WHAT YOU SHOULD DO: Without the pictures, extract every line from the start of the material to the line containing "ax = fig.add_axes([187/945, 1-1355/1376, 721/945, 1176/1376])", both ends included.

INFORMATION SHOWN:
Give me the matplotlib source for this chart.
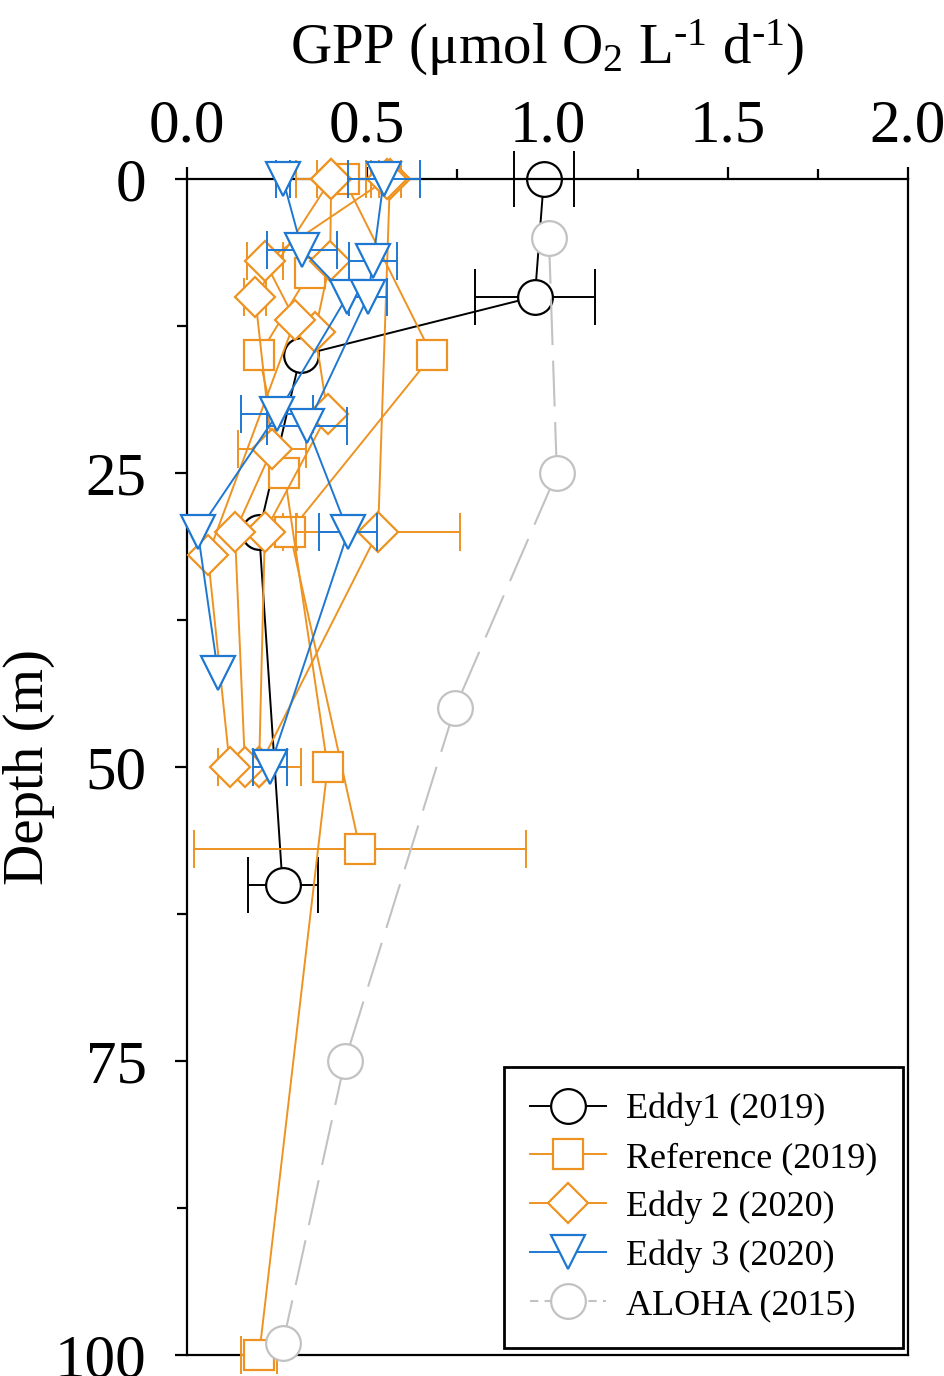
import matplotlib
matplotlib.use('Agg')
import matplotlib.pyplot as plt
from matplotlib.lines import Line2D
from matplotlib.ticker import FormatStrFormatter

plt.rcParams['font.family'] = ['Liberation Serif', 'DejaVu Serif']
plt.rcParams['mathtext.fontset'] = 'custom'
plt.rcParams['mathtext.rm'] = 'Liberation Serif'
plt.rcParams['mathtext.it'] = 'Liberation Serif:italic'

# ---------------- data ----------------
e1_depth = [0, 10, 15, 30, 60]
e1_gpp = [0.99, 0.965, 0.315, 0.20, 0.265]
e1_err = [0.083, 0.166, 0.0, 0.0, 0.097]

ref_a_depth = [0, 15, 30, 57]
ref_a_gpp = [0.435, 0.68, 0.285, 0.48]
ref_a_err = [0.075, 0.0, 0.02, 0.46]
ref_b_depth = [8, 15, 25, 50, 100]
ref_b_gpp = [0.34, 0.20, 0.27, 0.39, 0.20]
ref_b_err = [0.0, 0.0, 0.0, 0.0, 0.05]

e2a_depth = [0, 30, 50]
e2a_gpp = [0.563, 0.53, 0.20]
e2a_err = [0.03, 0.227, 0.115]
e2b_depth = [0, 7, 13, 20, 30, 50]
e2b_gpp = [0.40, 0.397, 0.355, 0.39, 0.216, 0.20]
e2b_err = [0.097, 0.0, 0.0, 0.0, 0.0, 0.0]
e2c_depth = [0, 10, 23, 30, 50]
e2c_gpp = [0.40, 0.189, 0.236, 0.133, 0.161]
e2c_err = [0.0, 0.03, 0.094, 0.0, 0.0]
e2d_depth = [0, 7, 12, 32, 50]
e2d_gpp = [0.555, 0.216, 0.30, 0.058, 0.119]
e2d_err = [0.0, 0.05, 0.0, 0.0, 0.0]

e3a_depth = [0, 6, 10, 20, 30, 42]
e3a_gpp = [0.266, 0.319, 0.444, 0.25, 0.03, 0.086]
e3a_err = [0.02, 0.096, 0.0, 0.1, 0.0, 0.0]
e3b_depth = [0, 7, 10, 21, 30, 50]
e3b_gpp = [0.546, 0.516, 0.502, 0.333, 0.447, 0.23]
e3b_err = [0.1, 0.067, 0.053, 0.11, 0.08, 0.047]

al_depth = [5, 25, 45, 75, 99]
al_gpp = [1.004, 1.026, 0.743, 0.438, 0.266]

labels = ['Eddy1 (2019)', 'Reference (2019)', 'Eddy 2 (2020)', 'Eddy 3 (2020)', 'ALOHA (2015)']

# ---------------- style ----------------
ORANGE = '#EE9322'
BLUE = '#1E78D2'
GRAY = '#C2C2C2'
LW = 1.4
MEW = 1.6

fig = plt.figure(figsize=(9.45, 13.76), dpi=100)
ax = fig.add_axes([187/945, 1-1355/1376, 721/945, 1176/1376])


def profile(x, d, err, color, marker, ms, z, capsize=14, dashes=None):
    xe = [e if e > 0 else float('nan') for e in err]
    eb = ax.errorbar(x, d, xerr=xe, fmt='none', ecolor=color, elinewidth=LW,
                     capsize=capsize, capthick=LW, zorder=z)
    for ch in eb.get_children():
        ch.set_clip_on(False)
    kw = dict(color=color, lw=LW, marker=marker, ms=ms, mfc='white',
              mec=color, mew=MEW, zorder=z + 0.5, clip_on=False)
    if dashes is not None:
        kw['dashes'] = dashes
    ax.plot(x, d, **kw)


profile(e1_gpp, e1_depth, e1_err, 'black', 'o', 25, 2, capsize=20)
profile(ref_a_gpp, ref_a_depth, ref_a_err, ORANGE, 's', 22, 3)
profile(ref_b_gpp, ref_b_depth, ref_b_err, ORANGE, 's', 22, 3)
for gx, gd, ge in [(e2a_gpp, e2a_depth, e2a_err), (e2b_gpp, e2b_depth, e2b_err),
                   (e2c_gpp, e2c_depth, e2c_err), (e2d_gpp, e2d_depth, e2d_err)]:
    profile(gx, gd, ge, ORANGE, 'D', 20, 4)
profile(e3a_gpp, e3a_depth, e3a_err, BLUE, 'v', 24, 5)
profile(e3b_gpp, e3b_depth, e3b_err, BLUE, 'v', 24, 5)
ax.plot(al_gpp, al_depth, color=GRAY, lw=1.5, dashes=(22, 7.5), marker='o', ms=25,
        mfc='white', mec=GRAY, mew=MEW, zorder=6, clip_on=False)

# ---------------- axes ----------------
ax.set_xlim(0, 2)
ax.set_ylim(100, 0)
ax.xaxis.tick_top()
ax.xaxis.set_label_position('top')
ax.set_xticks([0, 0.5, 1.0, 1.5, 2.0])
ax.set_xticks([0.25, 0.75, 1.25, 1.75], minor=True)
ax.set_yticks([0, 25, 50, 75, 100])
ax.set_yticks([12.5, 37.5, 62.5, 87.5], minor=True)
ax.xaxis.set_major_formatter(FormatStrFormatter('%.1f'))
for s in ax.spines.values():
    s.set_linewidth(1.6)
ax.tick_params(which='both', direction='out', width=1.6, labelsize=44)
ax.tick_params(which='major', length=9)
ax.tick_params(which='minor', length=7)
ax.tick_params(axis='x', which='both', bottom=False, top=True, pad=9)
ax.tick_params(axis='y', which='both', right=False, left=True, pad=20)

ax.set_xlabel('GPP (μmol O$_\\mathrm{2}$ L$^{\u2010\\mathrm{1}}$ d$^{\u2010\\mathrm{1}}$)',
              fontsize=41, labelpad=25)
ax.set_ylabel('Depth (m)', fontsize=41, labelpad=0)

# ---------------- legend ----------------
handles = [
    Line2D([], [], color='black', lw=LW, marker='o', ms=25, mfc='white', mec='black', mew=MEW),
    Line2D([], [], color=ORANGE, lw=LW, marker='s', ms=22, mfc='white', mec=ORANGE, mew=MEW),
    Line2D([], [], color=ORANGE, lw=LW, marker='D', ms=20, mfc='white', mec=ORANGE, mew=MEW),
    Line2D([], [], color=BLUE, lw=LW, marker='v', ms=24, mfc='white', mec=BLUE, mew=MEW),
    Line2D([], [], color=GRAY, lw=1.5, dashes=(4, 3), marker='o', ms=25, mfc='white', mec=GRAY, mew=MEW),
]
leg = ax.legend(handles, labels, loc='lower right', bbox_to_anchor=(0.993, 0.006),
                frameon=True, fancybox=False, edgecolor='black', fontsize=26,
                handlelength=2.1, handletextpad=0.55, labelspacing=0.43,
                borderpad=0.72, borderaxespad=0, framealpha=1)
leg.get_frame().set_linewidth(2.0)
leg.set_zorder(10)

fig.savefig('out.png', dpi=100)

CORRECT RESPONSE:
Give me the matplotlib source for this chart.
import matplotlib
matplotlib.use('Agg')
import matplotlib.pyplot as plt
from matplotlib.lines import Line2D
from matplotlib.ticker import FormatStrFormatter

plt.rcParams['font.family'] = ['Liberation Serif', 'DejaVu Serif']
plt.rcParams['mathtext.fontset'] = 'custom'
plt.rcParams['mathtext.rm'] = 'Liberation Serif'
plt.rcParams['mathtext.it'] = 'Liberation Serif:italic'

# ---------------- data ----------------
e1_depth = [0, 10, 15, 30, 60]
e1_gpp = [0.99, 0.965, 0.315, 0.20, 0.265]
e1_err = [0.083, 0.166, 0.0, 0.0, 0.097]

ref_a_depth = [0, 15, 30, 57]
ref_a_gpp = [0.435, 0.68, 0.285, 0.48]
ref_a_err = [0.075, 0.0, 0.02, 0.46]
ref_b_depth = [8, 15, 25, 50, 100]
ref_b_gpp = [0.34, 0.20, 0.27, 0.39, 0.20]
ref_b_err = [0.0, 0.0, 0.0, 0.0, 0.05]

e2a_depth = [0, 30, 50]
e2a_gpp = [0.563, 0.53, 0.20]
e2a_err = [0.03, 0.227, 0.115]
e2b_depth = [0, 7, 13, 20, 30, 50]
e2b_gpp = [0.40, 0.397, 0.355, 0.39, 0.216, 0.20]
e2b_err = [0.097, 0.0, 0.0, 0.0, 0.0, 0.0]
e2c_depth = [0, 10, 23, 30, 50]
e2c_gpp = [0.40, 0.189, 0.236, 0.133, 0.161]
e2c_err = [0.0, 0.03, 0.094, 0.0, 0.0]
e2d_depth = [0, 7, 12, 32, 50]
e2d_gpp = [0.555, 0.216, 0.30, 0.058, 0.119]
e2d_err = [0.0, 0.05, 0.0, 0.0, 0.0]

e3a_depth = [0, 6, 10, 20, 30, 42]
e3a_gpp = [0.266, 0.319, 0.444, 0.25, 0.03, 0.086]
e3a_err = [0.02, 0.096, 0.0, 0.1, 0.0, 0.0]
e3b_depth = [0, 7, 10, 21, 30, 50]
e3b_gpp = [0.546, 0.516, 0.502, 0.333, 0.447, 0.23]
e3b_err = [0.1, 0.067, 0.053, 0.11, 0.08, 0.047]

al_depth = [5, 25, 45, 75, 99]
al_gpp = [1.004, 1.026, 0.743, 0.438, 0.266]

labels = ['Eddy1 (2019)', 'Reference (2019)', 'Eddy 2 (2020)', 'Eddy 3 (2020)', 'ALOHA (2015)']

# ---------------- style ----------------
ORANGE = '#EE9322'
BLUE = '#1E78D2'
GRAY = '#C2C2C2'
LW = 1.4
MEW = 1.6

fig = plt.figure(figsize=(9.45, 13.76), dpi=100)
ax = fig.add_axes([187/945, 1-1355/1376, 721/945, 1176/1376])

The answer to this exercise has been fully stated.